■ TASK REQUIREMENTS ■
Transcribe exactly the lines from the one containing "Emit a Python" through the one containing "-6.30, -6.56, -6.74]", both included, and leave out any pictures.

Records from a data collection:
-------------------------
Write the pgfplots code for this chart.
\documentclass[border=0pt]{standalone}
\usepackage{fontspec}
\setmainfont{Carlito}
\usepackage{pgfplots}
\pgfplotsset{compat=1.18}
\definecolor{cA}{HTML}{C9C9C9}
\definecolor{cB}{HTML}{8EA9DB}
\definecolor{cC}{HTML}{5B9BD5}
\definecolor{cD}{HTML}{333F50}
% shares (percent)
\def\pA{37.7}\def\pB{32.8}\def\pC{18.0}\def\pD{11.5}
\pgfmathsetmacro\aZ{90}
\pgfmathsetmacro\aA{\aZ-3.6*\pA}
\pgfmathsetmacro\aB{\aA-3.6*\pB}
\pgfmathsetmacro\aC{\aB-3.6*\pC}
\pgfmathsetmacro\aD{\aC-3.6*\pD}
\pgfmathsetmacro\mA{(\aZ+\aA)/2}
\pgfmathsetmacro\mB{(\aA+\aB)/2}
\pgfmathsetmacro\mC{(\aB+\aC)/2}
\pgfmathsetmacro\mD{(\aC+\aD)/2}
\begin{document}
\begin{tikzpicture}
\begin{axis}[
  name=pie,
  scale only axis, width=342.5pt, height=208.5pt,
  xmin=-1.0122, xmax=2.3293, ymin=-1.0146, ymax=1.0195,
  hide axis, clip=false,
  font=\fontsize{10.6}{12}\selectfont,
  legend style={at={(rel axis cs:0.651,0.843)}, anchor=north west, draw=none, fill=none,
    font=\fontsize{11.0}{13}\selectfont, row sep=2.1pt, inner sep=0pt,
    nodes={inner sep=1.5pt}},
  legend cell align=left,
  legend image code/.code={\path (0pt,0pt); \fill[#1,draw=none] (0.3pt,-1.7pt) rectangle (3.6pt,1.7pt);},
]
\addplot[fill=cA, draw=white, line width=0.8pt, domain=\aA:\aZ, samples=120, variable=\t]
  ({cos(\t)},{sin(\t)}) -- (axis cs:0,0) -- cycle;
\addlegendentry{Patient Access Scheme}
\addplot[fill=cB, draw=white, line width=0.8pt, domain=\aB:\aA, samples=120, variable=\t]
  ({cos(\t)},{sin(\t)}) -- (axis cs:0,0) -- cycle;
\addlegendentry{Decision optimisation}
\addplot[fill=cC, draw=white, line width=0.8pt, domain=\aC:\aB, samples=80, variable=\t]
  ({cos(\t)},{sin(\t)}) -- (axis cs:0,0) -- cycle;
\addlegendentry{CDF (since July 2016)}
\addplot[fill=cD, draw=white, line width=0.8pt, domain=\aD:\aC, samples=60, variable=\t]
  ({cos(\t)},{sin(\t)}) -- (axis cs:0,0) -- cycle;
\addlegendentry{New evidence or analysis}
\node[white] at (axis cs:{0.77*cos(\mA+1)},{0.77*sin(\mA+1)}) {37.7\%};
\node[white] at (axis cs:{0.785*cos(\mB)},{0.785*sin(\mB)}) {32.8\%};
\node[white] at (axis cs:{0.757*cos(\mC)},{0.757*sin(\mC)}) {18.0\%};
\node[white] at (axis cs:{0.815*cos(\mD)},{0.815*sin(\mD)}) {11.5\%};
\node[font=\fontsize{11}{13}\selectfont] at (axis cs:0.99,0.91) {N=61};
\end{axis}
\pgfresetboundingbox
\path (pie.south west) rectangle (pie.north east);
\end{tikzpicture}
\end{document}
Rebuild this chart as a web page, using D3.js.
-------------------------
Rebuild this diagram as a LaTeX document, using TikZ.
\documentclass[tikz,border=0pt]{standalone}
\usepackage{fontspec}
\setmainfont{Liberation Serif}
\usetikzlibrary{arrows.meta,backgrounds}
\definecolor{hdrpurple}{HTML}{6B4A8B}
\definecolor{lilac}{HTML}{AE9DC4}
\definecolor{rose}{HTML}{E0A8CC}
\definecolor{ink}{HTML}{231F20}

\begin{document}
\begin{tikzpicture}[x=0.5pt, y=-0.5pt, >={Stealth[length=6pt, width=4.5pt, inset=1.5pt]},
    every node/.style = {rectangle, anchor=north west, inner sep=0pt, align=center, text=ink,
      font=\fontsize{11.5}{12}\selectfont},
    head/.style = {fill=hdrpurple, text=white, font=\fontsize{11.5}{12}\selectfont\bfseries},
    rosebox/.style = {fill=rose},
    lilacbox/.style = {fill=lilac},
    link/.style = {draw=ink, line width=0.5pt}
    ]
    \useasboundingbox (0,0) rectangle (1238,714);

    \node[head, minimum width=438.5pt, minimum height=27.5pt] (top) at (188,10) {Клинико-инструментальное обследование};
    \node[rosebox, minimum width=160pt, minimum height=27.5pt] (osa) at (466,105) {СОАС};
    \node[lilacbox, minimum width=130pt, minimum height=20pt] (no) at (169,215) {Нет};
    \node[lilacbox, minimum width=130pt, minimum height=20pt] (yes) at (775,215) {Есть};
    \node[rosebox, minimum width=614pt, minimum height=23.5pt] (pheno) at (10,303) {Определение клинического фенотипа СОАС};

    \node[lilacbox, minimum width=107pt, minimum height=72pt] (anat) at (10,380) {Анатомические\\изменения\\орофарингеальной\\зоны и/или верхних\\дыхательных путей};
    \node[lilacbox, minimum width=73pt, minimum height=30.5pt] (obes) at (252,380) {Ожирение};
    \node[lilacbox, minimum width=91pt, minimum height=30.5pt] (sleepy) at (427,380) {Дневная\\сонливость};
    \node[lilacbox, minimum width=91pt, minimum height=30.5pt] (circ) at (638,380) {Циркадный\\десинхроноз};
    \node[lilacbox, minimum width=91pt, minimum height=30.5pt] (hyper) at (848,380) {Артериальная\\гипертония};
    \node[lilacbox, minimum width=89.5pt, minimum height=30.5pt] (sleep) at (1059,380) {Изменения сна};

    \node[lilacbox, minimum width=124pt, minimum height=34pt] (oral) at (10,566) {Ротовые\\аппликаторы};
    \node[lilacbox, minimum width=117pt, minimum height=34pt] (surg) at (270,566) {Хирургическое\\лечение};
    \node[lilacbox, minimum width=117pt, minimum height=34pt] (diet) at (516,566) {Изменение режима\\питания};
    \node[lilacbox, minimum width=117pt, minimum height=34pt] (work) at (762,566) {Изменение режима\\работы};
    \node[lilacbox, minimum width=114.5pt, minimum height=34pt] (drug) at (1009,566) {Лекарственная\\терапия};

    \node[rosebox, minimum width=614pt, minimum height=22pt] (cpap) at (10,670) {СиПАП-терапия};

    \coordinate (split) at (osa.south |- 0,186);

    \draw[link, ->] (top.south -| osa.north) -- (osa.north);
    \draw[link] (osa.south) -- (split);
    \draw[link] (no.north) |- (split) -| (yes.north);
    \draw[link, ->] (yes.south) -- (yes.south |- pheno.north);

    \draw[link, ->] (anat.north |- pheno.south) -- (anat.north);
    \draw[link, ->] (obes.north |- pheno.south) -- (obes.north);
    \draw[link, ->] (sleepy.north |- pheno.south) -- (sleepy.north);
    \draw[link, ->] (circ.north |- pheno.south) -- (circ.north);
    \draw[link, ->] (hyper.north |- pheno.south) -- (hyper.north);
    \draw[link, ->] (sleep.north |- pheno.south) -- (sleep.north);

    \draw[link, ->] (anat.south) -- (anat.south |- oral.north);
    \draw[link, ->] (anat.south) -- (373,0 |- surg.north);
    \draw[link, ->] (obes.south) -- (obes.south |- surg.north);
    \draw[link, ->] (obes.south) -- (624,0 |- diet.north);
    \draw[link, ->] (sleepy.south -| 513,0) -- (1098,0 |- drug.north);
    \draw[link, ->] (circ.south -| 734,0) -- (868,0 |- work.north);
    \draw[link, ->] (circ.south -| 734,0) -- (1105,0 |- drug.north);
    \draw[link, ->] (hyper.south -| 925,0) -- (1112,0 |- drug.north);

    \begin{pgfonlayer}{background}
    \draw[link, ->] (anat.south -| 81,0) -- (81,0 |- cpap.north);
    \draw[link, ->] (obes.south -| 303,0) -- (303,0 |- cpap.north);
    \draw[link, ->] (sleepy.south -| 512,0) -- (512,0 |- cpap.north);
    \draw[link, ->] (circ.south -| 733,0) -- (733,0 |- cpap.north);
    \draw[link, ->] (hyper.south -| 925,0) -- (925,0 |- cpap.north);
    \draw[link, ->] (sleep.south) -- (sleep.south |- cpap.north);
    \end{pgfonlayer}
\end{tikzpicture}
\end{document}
-------------------------
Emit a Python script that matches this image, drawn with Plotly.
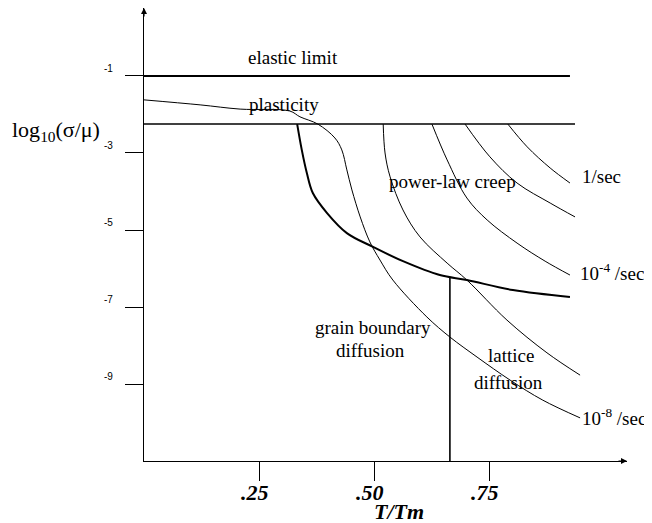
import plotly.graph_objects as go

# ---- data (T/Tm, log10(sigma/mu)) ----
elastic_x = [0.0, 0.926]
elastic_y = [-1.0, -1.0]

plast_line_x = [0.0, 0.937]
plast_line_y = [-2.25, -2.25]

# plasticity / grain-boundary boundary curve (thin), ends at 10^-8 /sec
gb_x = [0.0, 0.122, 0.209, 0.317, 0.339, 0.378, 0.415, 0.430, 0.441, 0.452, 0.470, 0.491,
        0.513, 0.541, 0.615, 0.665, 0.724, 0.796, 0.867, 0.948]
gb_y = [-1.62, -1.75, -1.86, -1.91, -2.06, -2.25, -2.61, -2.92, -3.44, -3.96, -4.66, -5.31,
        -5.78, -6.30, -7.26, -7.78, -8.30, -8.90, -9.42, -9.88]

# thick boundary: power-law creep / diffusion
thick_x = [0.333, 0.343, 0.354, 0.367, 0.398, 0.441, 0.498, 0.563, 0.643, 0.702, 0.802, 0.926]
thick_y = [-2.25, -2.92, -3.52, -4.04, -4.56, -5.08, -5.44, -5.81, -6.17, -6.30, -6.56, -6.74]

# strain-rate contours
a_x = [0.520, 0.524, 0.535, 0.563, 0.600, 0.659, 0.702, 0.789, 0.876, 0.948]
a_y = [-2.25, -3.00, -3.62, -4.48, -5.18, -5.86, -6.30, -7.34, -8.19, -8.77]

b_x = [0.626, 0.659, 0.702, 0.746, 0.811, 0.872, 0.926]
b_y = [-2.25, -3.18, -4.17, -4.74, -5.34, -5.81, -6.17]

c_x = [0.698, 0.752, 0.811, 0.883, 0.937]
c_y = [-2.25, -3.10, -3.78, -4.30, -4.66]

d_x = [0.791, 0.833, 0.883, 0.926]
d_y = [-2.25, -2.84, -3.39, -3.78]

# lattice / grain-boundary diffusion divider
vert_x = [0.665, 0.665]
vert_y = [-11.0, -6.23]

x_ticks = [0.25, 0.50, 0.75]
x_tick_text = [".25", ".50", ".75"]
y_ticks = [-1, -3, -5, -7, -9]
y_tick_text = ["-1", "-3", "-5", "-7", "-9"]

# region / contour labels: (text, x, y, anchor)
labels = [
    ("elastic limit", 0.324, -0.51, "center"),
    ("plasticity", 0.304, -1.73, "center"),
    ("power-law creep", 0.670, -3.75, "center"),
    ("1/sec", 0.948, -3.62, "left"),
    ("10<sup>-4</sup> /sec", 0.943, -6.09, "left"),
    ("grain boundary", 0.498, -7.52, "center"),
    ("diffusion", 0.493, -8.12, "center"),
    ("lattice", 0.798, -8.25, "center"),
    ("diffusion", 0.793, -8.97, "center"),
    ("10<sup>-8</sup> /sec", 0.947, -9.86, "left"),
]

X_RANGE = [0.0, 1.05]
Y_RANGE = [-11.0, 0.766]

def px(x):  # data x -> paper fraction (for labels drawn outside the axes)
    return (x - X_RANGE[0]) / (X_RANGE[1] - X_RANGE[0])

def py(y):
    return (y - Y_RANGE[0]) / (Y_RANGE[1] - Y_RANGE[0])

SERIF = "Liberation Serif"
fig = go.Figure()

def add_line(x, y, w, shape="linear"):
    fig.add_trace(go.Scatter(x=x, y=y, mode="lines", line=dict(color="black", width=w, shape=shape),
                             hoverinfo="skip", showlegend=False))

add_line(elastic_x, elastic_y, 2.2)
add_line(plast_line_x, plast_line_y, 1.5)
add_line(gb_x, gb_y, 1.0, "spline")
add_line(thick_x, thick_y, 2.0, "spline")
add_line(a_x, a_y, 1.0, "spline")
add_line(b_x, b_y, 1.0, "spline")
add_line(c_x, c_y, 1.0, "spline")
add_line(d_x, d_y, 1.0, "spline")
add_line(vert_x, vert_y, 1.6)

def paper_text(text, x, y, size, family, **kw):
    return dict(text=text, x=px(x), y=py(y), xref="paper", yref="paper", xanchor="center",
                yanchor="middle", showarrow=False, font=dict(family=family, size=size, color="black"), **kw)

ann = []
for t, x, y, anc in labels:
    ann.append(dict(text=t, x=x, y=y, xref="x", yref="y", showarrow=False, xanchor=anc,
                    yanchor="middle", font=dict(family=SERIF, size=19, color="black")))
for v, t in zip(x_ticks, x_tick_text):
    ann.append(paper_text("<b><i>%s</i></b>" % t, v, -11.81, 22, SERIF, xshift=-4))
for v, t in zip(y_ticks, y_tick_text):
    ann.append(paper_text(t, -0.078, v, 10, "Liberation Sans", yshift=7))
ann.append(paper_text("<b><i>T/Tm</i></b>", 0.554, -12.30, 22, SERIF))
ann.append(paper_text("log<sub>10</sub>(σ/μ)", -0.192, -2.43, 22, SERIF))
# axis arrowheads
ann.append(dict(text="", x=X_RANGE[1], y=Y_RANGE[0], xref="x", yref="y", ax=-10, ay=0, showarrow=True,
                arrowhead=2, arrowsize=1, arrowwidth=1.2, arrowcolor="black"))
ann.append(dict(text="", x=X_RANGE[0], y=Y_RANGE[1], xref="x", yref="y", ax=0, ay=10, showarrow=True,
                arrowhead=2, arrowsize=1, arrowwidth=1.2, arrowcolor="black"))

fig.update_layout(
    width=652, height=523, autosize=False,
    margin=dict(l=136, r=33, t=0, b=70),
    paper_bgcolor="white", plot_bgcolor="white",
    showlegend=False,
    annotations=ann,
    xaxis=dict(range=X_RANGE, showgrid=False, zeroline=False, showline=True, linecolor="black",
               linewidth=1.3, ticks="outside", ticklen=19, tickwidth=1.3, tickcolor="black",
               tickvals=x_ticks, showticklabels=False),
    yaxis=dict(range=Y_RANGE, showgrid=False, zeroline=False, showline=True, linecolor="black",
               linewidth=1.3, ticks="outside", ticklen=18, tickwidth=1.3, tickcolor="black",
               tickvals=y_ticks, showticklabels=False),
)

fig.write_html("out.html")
-------------------------
■ THE ANSWER ■
Emit a Python script that matches this image, drawn with Plotly.
import plotly.graph_objects as go

# ---- data (T/Tm, log10(sigma/mu)) ----
elastic_x = [0.0, 0.926]
elastic_y = [-1.0, -1.0]

plast_line_x = [0.0, 0.937]
plast_line_y = [-2.25, -2.25]

# plasticity / grain-boundary boundary curve (thin), ends at 10^-8 /sec
gb_x = [0.0, 0.122, 0.209, 0.317, 0.339, 0.378, 0.415, 0.430, 0.441, 0.452, 0.470, 0.491,
        0.513, 0.541, 0.615, 0.665, 0.724, 0.796, 0.867, 0.948]
gb_y = [-1.62, -1.75, -1.86, -1.91, -2.06, -2.25, -2.61, -2.92, -3.44, -3.96, -4.66, -5.31,
        -5.78, -6.30, -7.26, -7.78, -8.30, -8.90, -9.42, -9.88]

# thick boundary: power-law creep / diffusion
thick_x = [0.333, 0.343, 0.354, 0.367, 0.398, 0.441, 0.498, 0.563, 0.643, 0.702, 0.802, 0.926]
thick_y = [-2.25, -2.92, -3.52, -4.04, -4.56, -5.08, -5.44, -5.81, -6.17, -6.30, -6.56, -6.74]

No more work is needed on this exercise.